Now the situation is almost reversed, and social and mobile activity is so ubiquitous it’s easy to overlook. But it’s crucial to keep abreast of how these spaces are expanding and evolving, as they continue to throw up huge new opportunities to sell, communicate and learn more about your customer.

Do we really need new technologies for analytics?

Big data analytics doesn’t have to mean multi-sheet Excel workbooks or expensive online dashboards. My late cousin used to make parts for submarines, and his analytical process fitted on a beer mat.

The important thing is to learn from the data you collect. That often means letting the information speak for itself – start by looking for the peaks and troughs on the graph, as it were, rather than diving in with filters and queries.
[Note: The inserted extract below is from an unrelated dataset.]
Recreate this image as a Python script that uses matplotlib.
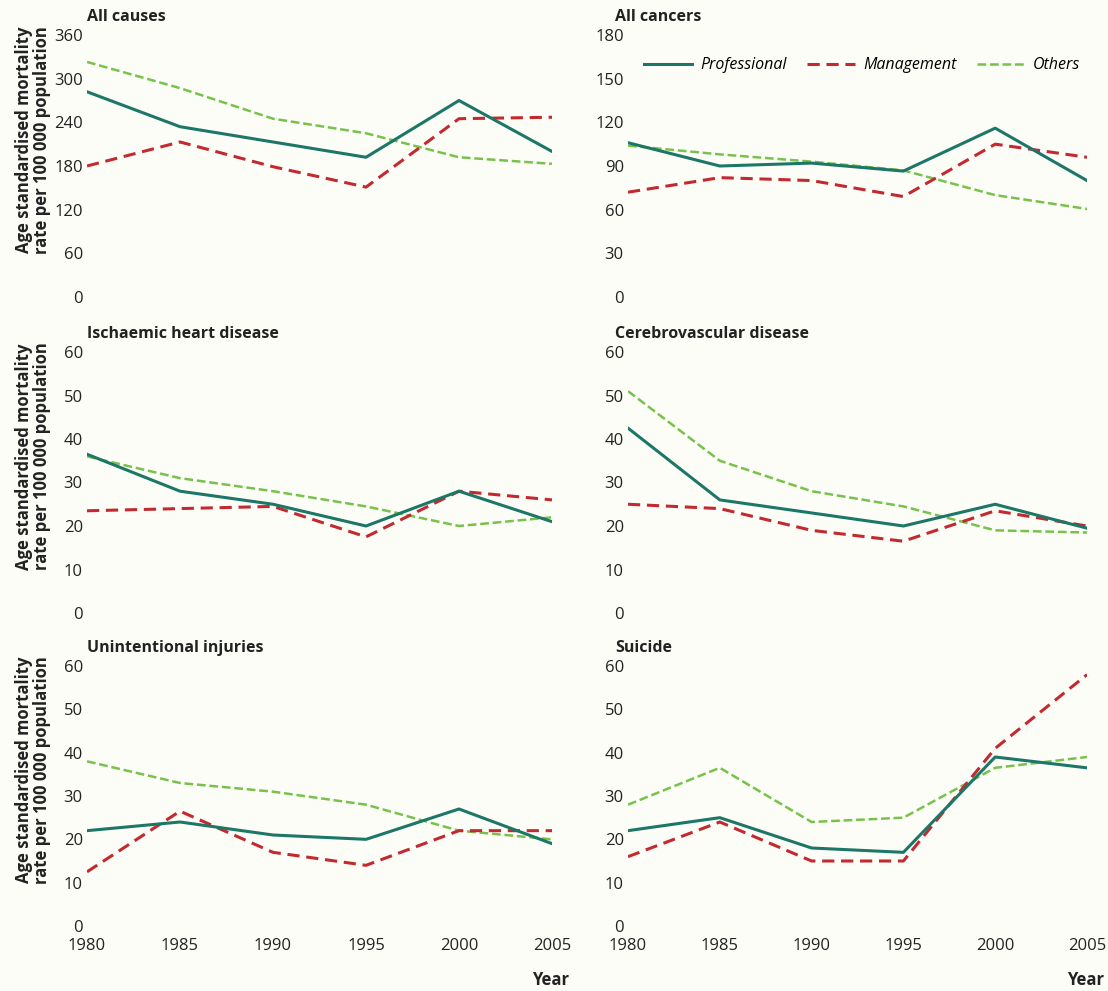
import matplotlib.pyplot as plt
import numpy as np

plt.rcParams["font.family"] = ["Open Sans", "DejaVu Sans"]

years = [1980, 1985, 1990, 1995, 2000, 2005]
groups = ["Professional", "Management", "Others"]

titles = ["All causes", "All cancers", "Ischaemic heart disease",
          "Cerebrovascular disease", "Unintentional injuries", "Suicide"]

all_causes_prof = [282, 234, 213, 192, 270, 200]
all_causes_mgmt = [180, 213, 179, 151, 245, 247]
all_causes_oth = [323, 287, 245, 225, 192, 183]

cancers_prof = [106, 90, 92, 86.5, 116, 80]
cancers_mgmt = [72, 82, 80, 69, 105, 96]
cancers_oth = [104, 98, 93, 87, 70, 60.5]

ihd_prof = [36.5, 28, 25, 20, 28, 21]
ihd_mgmt = [23.5, 24, 24.5, 17.5, 28, 26]
ihd_oth = [36, 31, 28, 24.5, 20, 22]

cvd_prof = [42.5, 26, 23, 20, 25, 19.5]
cvd_mgmt = [25, 24, 19, 16.5, 23.5, 20]
cvd_oth = [51, 35, 28, 24.5, 19, 18.5]

injury_prof = [22, 24, 21, 20, 27, 19]
injury_mgmt = [12.5, 26.5, 17, 14, 22, 22]
injury_oth = [38, 33, 31, 28, 22, 20]

suicide_prof = [22, 25, 18, 17, 39, 36.5]
suicide_mgmt = [16, 24, 15, 15, 41, 58]
suicide_oth = [28, 36.5, 24, 25, 36.5, 39]

panels = [
    (all_causes_prof, all_causes_mgmt, all_causes_oth, 360, 60),
    (cancers_prof, cancers_mgmt, cancers_oth, 180, 30),
    (ihd_prof, ihd_mgmt, ihd_oth, 60, 10),
    (cvd_prof, cvd_mgmt, cvd_oth, 60, 10),
    (injury_prof, injury_mgmt, injury_oth, 60, 10),
    (suicide_prof, suicide_mgmt, suicide_oth, 60, 10),
]

bg = "#fdfdf8"
c_prof = "#1d7767"
c_mgmt = "#c22a30"
c_oth = "#78c24c"
txt = "#222222"

W, H = 1108, 991
fig = plt.figure(figsize=(W / 100, H / 100), dpi=100, facecolor=bg)

lefts = [87, 628]
widths = [465, 459]
tops = [35, 352, 666]
bottoms = [297, 613, 926]

axes = []
for i, (prof, mgmt, oth, ymax, step) in enumerate(panels):
    row, col = divmod(i, 2)
    ax = fig.add_axes([lefts[col] / W, 1 - bottoms[row] / H,
                       widths[col] / W, (bottoms[row] - tops[row]) / H])
    ax.set_facecolor(bg)
    ax.plot(years, prof, color=c_prof, lw=2.2, label="Professional", zorder=3)
    ax.plot(years, mgmt, color=c_mgmt, lw=2.2, ls=(0, (4, 2.2)), label="Management", zorder=2)
    ax.plot(years, oth, color=c_oth, lw=1.8, ls=(0, (3.5, 1.5)), label="Others", zorder=1)
    ax.set_xlim(1980, 2005)
    ax.set_ylim(0, ymax)
    ax.set_yticks(np.arange(0, ymax + 1, step))
    ax.set_xticks(years)
    for s in ax.spines.values():
        s.set_visible(False)
    ax.tick_params(length=0, labelsize=12, colors=txt)
    ax.tick_params(axis="y", pad=3)
    if row < 2:
        ax.set_xticklabels([])
    else:
        ax.tick_params(axis="x", pad=9)
        ax.text(1.0 + 17 / widths[col], -0.208, "Year", transform=ax.transAxes,
                ha="right", va="center", fontsize=12, fontweight="bold", color=txt)
    ax.text(0.0 if col == 0 else -0.028, 1.04, titles[i], transform=ax.transAxes,
            ha="left", va="bottom", fontsize=11.5, fontweight="bold", color=txt)
    if col == 0:
        ax.set_ylabel("Age standardised mortality\nrate per 100 000 population",
                      fontsize=12, fontweight="bold", color=txt, linespacing=1.0)
        ax.yaxis.set_label_coords(-36 / widths[col], 0.6)
    axes.append(ax)

leg = axes[1].legend(loc="upper center", bbox_to_anchor=(0.51, 0.97), ncol=3,
                     frameon=False, handlelength=3.0, columnspacing=1.3,
                     handletextpad=0.5, prop={"style": "italic", "size": 11.5})

fig.savefig("out.png", dpi=100, facecolor=bg)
This can require a “big data” mindset, which calls for modern tools and methods.

Why does the cloud always need to be involved in everything?

The cloud part of SMAC may seem a bit bolted on, as it doesn’t directly shape your relationship with customers. But building your business on a public cloud platform such as Amazon Web Services (AWS) or Microsoft Azure allows you to quickly scale, iterate, segment and customise your offering to suit the demands and opportunities that are revealed by your social, media and analytics activity.

In fact, for most businesses, that sort of flexibility is worth having even if you largely ignore the other three ingredients – which answers your initial question.

Is SMAC too vague to be actionable?

The looseness of SMAC as a concept is part of what makes it useful – its principles can apply to almost any business. And thinking about its four parts together can help point you towards joined-up solutions, such as launching a social media campaign to encourage a certain demographic to install your app. Since the four initials are handily encompassed in one PowerPoint slide, it’s also an easy way to break down activities and costs into silos, and decide where next to focus your attention.